[What you have to do]
Reproduce the material word for word; the images stay out.

::: Recorded information :::

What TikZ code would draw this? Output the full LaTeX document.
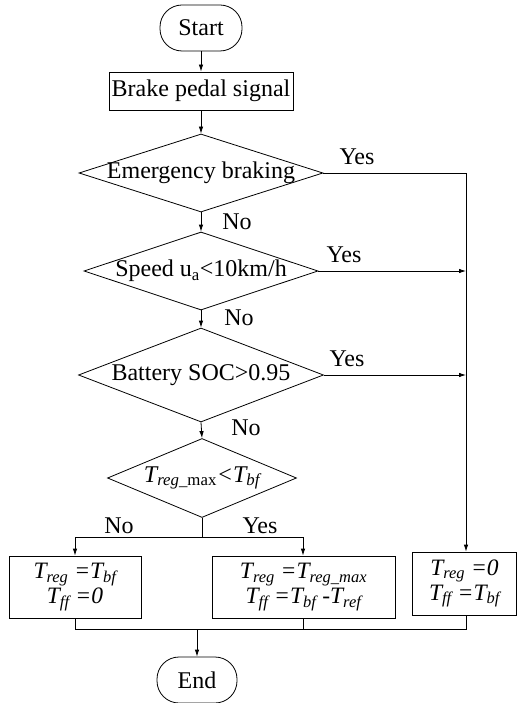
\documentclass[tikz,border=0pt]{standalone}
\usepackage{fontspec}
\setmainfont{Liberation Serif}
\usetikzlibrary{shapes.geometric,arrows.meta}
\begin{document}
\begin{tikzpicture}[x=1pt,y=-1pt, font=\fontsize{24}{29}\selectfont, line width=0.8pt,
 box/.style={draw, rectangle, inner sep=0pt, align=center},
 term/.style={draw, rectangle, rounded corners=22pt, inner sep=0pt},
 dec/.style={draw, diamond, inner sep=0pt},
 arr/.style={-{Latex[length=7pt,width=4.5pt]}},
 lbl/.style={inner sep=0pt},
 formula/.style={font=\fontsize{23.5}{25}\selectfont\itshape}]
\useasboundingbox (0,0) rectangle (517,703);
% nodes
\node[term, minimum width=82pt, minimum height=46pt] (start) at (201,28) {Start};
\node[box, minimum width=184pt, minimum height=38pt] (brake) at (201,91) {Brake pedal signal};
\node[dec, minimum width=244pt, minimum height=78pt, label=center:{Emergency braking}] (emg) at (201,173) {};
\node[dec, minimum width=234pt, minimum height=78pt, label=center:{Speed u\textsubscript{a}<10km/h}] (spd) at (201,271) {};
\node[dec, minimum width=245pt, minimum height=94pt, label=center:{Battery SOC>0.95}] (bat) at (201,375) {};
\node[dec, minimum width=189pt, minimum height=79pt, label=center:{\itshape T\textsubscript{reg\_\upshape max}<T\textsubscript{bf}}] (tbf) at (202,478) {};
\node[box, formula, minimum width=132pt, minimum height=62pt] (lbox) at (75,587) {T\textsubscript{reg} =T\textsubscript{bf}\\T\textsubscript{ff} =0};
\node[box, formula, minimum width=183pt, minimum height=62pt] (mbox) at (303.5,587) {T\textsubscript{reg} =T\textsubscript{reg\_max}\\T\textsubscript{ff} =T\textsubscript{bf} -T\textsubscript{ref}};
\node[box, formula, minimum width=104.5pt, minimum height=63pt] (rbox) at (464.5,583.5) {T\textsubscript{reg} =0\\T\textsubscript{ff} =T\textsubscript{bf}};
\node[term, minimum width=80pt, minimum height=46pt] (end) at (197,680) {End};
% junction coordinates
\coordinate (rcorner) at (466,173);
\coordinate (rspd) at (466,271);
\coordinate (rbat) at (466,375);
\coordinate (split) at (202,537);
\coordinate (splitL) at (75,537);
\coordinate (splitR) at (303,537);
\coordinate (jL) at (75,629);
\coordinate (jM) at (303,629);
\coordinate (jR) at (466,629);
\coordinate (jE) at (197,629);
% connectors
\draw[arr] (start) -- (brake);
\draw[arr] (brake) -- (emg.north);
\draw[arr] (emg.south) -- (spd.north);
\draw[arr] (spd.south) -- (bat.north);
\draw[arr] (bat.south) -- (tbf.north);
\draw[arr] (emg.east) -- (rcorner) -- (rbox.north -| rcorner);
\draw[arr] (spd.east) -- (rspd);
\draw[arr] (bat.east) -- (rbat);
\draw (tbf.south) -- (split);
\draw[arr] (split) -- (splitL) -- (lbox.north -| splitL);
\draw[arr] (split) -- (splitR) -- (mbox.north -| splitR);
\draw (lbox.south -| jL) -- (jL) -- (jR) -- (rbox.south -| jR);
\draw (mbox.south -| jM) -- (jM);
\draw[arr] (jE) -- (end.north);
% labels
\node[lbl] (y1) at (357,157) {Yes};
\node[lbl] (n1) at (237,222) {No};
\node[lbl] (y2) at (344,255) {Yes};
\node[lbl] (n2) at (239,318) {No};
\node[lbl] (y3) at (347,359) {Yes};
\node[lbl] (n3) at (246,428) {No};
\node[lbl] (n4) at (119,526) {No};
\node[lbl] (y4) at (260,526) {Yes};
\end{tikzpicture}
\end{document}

:::

[The completed task]
What TikZ code would draw this? Output the full LaTeX document.
\documentclass[tikz,border=0pt]{standalone}
\usepackage{fontspec}
\setmainfont{Liberation Serif}
\usetikzlibrary{shapes.geometric,arrows.meta}
\begin{document}
\begin{tikzpicture}[x=1pt,y=-1pt, font=\fontsize{24}{29}\selectfont, line width=0.8pt,
 box/.style={draw, rectangle, inner sep=0pt, align=center},
 term/.style={draw, rectangle, rounded corners=22pt, inner sep=0pt},
 dec/.style={draw, diamond, inner sep=0pt},
 arr/.style={-{Latex[length=7pt,width=4.5pt]}},
 lbl/.style={inner sep=0pt},
 formula/.style={font=\fontsize{23.5}{25}\selectfont\itshape}]
\useasboundingbox (0,0) rectangle (517,703);
% nodes
\node[term, minimum width=82pt, minimum height=46pt] (start) at (201,28) {Start};
\node[box, minimum width=184pt, minimum height=38pt] (brake) at (201,91) {Brake pedal signal};
\node[dec, minimum width=244pt, minimum height=78pt, label=center:{Emergency braking}] (emg) at (201,173) {};
\node[dec, minimum width=234pt, minimum height=78pt, label=center:{Speed u\textsubscript{a}<10km/h}] (spd) at (201,271) {};
\node[dec, minimum width=245pt, minimum height=94pt, label=center:{Battery SOC>0.95}] (bat) at (201,375) {};
\node[dec, minimum width=189pt, minimum height=79pt, label=center:{\itshape T\textsubscript{reg\_\upshape max}<T\textsubscript{bf}}] (tbf) at (202,478) {};
\node[box, formula, minimum width=132pt, minimum height=62pt] (lbox) at (75,587) {T\textsubscript{reg} =T\textsubscript{bf}\\T\textsubscript{ff} =0};
\node[box, formula, minimum width=183pt, minimum height=62pt] (mbox) at (303.5,587) {T\textsubscript{reg} =T\textsubscript{reg\_max}\\T\textsubscript{ff} =T\textsubscript{bf} -T\textsubscript{ref}};
\node[box, formula, minimum width=104.5pt, minimum height=63pt] (rbox) at (464.5,583.5) {T\textsubscript{reg} =0\\T\textsubscript{ff} =T\textsubscript{bf}};
\node[term, minimum width=80pt, minimum height=46pt] (end) at (197,680) {End};
% junction coordinates
\coordinate (rcorner) at (466,173);
\coordinate (rspd) at (466,271);
\coordinate (rbat) at (466,375);
\coordinate (split) at (202,537);
\coordinate (splitL) at (75,537);
\coordinate (splitR) at (303,537);
\coordinate (jL) at (75,629);
\coordinate (jM) at (303,629);
\coordinate (jR) at (466,629);
\coordinate (jE) at (197,629);
% connectors
\draw[arr] (start) -- (brake);
\draw[arr] (brake) -- (emg.north);
\draw[arr] (emg.south) -- (spd.north);
\draw[arr] (spd.south) -- (bat.north);
\draw[arr] (bat.south) -- (tbf.north);
\draw[arr] (emg.east) -- (rcorner) -- (rbox.north -| rcorner);
\draw[arr] (spd.east) -- (rspd);
\draw[arr] (bat.east) -- (rbat);
\draw (tbf.south) -- (split);
\draw[arr] (split) -- (splitL) -- (lbox.north -| splitL);
\draw[arr] (split) -- (splitR) -- (mbox.north -| splitR);
\draw (lbox.south -| jL) -- (jL) -- (jR) -- (rbox.south -| jR);
\draw (mbox.south -| jM) -- (jM);
\draw[arr] (jE) -- (end.north);
% labels
\node[lbl] (y1) at (357,157) {Yes};
\node[lbl] (n1) at (237,222) {No};
\node[lbl] (y2) at (344,255) {Yes};
\node[lbl] (n2) at (239,318) {No};
\node[lbl] (y3) at (347,359) {Yes};
\node[lbl] (n3) at (246,428) {No};
\node[lbl] (n4) at (119,526) {No};
\node[lbl] (y4) at (260,526) {Yes};
\end{tikzpicture}
\end{document}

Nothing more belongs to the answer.